Given exercise →
Pictures excluded, return the lines below from the first through the line holding "# VDOS values".
----- Raw data
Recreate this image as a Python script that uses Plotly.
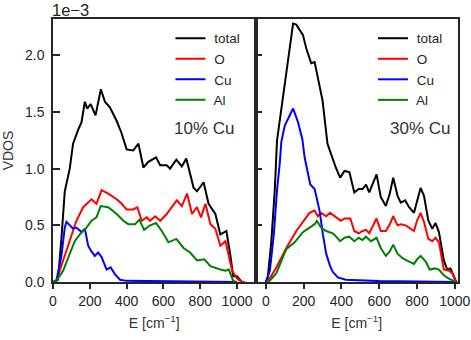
import plotly.graph_objects as go
from plotly.subplots import make_subplots

# VDOS values are in units of 1e-3 (the axis shows an offset label "1e-3")

# ---- 10% Cu (left panel) ----
E_TOTAL_10 = [0, 27, 46, 64, 91, 109, 136, 155, 173, 186, 204, 231, 260, 282, 309, 346, 373, 400, 436,
              464, 491, 518, 560, 582, 618, 636, 670, 700, 724, 764, 782, 818, 845, 882, 909, 942, 964,
              979, 1000, 1025, 1040]
TOTAL_10 = [0, 0.02, 0.39, 0.80, 1.0, 1.22, 1.34, 1.41, 1.59, 1.53, 1.57, 1.47, 1.70, 1.59, 1.54, 1.42,
            1.31, 1.17, 1.16, 1.22, 1.01, 1.06, 1.10, 1.03, 1.03, 1.0, 1.08, 1.02, 1.09, 0.83, 0.80, 0.88,
            0.69, 0.60, 0.42, 0.45, 0.23, 0.05, 0.05, 0.0, 0.0]

E_O_10 = [0, 18, 55, 91, 127, 164, 182, 209, 236, 264, 300, 346, 373, 400, 436, 458, 482, 509, 527, 555,
          582, 618, 645, 673, 700, 728, 755, 782, 804, 828, 855, 882, 909, 937, 973, 1000, 1025, 1040]
O_10 = [0, 0.01, 0.19, 0.36, 0.54, 0.66, 0.69, 0.73, 0.69, 0.81, 0.78, 0.73, 0.69, 0.64, 0.64, 0.66, 0.54,
        0.57, 0.54, 0.58, 0.54, 0.60, 0.66, 0.72, 0.67, 0.78, 0.60, 0.66, 0.57, 0.69, 0.51, 0.47, 0.32,
        0.36, 0.10, 0.03, 0.0, 0.0]

E_CU_10 = [0, 18, 45, 64, 73, 91, 109, 127, 155, 173, 191, 209, 227, 245, 264, 291, 313, 336, 364, 400,
           600, 800, 1000]
CU_10 = [0, 0.01, 0.22, 0.48, 0.53, 0.50, 0.47, 0.48, 0.44, 0.47, 0.32, 0.27, 0.23, 0.26, 0.22, 0.11,
         0.13, 0.07, 0.02, 0.01, 0.005, 0.003, 0.0]

E_AL_10 = [0, 18, 55, 91, 118, 146, 182, 209, 236, 259, 300, 346, 382, 409, 446, 469, 495, 527, 560, 591,
           627, 670, 709, 745, 782, 822, 855, 909, 937, 955, 979, 1000]
AL_10 = [0, 0.01, 0.10, 0.25, 0.36, 0.42, 0.48, 0.54, 0.57, 0.67, 0.66, 0.60, 0.54, 0.51, 0.51, 0.55,
         0.46, 0.50, 0.52, 0.45, 0.35, 0.38, 0.30, 0.26, 0.19, 0.20, 0.14, 0.11, 0.10, 0.11, 0.01, 0.0]

# ---- 30% Cu (right panel) ----
E_TOTAL_30 = [0, 10, 29, 47, 59, 91, 118, 144, 161, 179, 196, 214, 240, 258, 275, 300, 326, 344, 370, 393,
              416, 442, 468, 491, 512, 530, 547, 586, 608, 635, 656, 674, 697, 714, 737, 758, 784, 795,
              819, 837, 860, 881, 898, 916, 942, 960, 977, 1003, 1010]
TOTAL_30 = [0, 0.04, 0.36, 0.81, 1.25, 1.65, 1.97, 2.28, 2.27, 2.22, 2.18, 2.06, 1.93, 1.94, 1.79, 1.60,
            1.22, 1.13, 1.01, 0.92, 0.98, 0.97, 0.79, 0.82, 0.82, 0.86, 0.79, 0.95, 0.75, 0.67, 0.78,
            0.92, 0.76, 0.70, 0.72, 0.66, 0.61, 0.68, 0.83, 0.76, 0.54, 0.47, 0.52, 0.44, 0.19, 0.11,
            0.12, 0.02, 0.0]

E_O_30 = [0, 20, 56, 108, 161, 205, 231, 258, 275, 292, 319, 340, 376, 397, 416, 447, 468, 491, 512, 530,
          547, 586, 608, 635, 656, 674, 697, 714, 740, 758, 784, 800, 819, 837, 860, 881, 898, 916, 942,
          968, 986, 1003, 1010]
O_30 = [0, 0.03, 0.13, 0.30, 0.45, 0.55, 0.61, 0.63, 0.58, 0.61, 0.58, 0.61, 0.57, 0.54, 0.56, 0.56,
        0.45, 0.43, 0.45, 0.46, 0.43, 0.56, 0.45, 0.45, 0.51, 0.58, 0.50, 0.51, 0.50, 0.48, 0.45, 0.54,
        0.61, 0.53, 0.38, 0.36, 0.39, 0.35, 0.11, 0.10, 0.08, 0.01, 0.0]

E_CU_30 = [0, 21, 42, 59, 73, 82, 100, 126, 144, 170, 193, 205, 223, 235, 258, 270, 284, 302, 319, 340,
           354, 381, 423, 600, 800, 1000]
CU_30 = [0, 0.10, 0.42, 0.81, 1.04, 1.24, 1.38, 1.47, 1.53, 1.41, 1.26, 1.10, 0.95, 0.86, 0.82, 0.72,
         0.63, 0.42, 0.25, 0.14, 0.09, 0.04, 0.02, 0.008, 0.004, 0.0]

E_AL_30 = [0, 20, 56, 108, 152, 196, 231, 258, 270, 292, 319, 354, 372, 393, 416, 442, 468, 491, 512, 530,
           556, 586, 608, 635, 656, 674, 697, 723, 758, 784, 800, 819, 846, 867, 895, 916, 942, 968, 995,
           1010]
AL_30 = [0, 0.01, 0.08, 0.29, 0.35, 0.44, 0.48, 0.51, 0.54, 0.48, 0.45, 0.43, 0.40, 0.36, 0.39, 0.40,
         0.36, 0.39, 0.37, 0.40, 0.36, 0.39, 0.30, 0.23, 0.27, 0.33, 0.25, 0.21, 0.18, 0.16, 0.20, 0.23,
         0.18, 0.11, 0.12, 0.11, 0.06, 0.03, 0.01, 0.0]

PANELS = [
    ("10% Cu", [("total", E_TOTAL_10, TOTAL_10), ("O", E_O_10, O_10),
                ("Cu", E_CU_10, CU_10), ("Al", E_AL_10, AL_10)]),
    ("30% Cu", [("total", E_TOTAL_30, TOTAL_30), ("O", E_O_30, O_30),
                ("Cu", E_CU_30, CU_30), ("Al", E_AL_30, AL_30)]),
]
COLORS = {"total": "#000000", "O": "#ff0000", "Cu": "#0000ff", "Al": "#008000"}
X_TICKS = [0, 200, 400, 600, 800, 1000]
Y_TICKS = [0.0, 0.5, 1.0, 1.5, 2.0]

FONT = "Liberation Sans, Arial, sans-serif"
INK = "#262626"

fig = make_subplots(rows=1, cols=2, shared_yaxes=True, horizontal_spacing=0)

for col, (label, series) in enumerate(PANELS, start=1):
    for name, ex, vals in series:
        fig.add_trace(go.Scatter(
            x=ex, y=vals, mode="lines", name=" " + name,  # leading space widens the gap to the swatch
            line=dict(color=COLORS[name], width=2),
            legend="legend" if col == 1 else "legend2",
        ), row=1, col=col)

axis_common = dict(showline=True, linecolor=INK, linewidth=1.5, mirror=True, automargin=False,
                   showgrid=False, zeroline=False, tickcolor=INK, tickwidth=1.5,
                   tickfont=dict(size=14, color=INK, family=FONT))

fig.update_xaxes(tickvals=X_TICKS, ticks="outside", ticklen=5,
                 title=dict(text="E [cm<sup>−1</sup>]", font=dict(size=14, color="#333", family=FONT),
                            standoff=11),
                 **axis_common)
fig.update_xaxes(range=[0, 1100], domain=[0, 0.5], row=1, col=1)
fig.update_xaxes(range=[-55, 1017], domain=[0.5, 1], row=1, col=2)

fig.update_yaxes(range=[0, 2.32], tickvals=Y_TICKS, tickformat=".1f", ticks="inside", ticklen=7,
                 ticklabelstandoff=4, **axis_common)
fig.update_yaxes(title=dict(text="VDOS", font=dict(size=14, color="#333", family=FONT), standoff=8),
                 row=1, col=1)
fig.update_yaxes(showticklabels=False, row=1, col=2)

legend_style = dict(bgcolor="rgba(0,0,0,0)", borderwidth=0, xanchor="left", yanchor="top",
                    font=dict(size=13.5, color=INK, family=FONT), tracegroupgap=0)

fig.update_layout(
    width=471, height=340,
    margin=dict(l=53, r=13, t=19, b=58, autoexpand=False),
    plot_bgcolor="white", paper_bgcolor="white",
    font=dict(family=FONT, color=INK),
    showlegend=True,
    legend=dict(x=0.29, y=0.985, **legend_style),
    legend2=dict(x=0.79, y=0.985, **legend_style),
    annotations=[
        dict(text="1e−3", xref="paper", yref="paper", x=0, y=1.036, xanchor="left", yanchor="middle",
             showarrow=False, font=dict(size=16.5, color=INK, family=FONT), xshift=-2, borderpad=0),
        dict(text="10% Cu", xref="x", yref="y", x=822, y=1.35, showarrow=False,
             font=dict(size=17, color="#333", family=FONT)),
        dict(text="30% Cu", xref="x2", yref="y2", x=815, y=1.35, showarrow=False,
             font=dict(size=17, color="#333", family=FONT)),
    ],
)

# drop the browser's default 8px body margin so the figure sits at the page origin
fig.write_html("out.html", post_script="document.body.style.margin='0';",
               config={"displayModeBar": False})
----------
Solution to the exercise →
Recreate this image as a Python script that uses Plotly.
import plotly.graph_objects as go
from plotly.subplots import make_subplots

# VDOS values are in units of 1e-3 (the axis shows an offset label "1e-3")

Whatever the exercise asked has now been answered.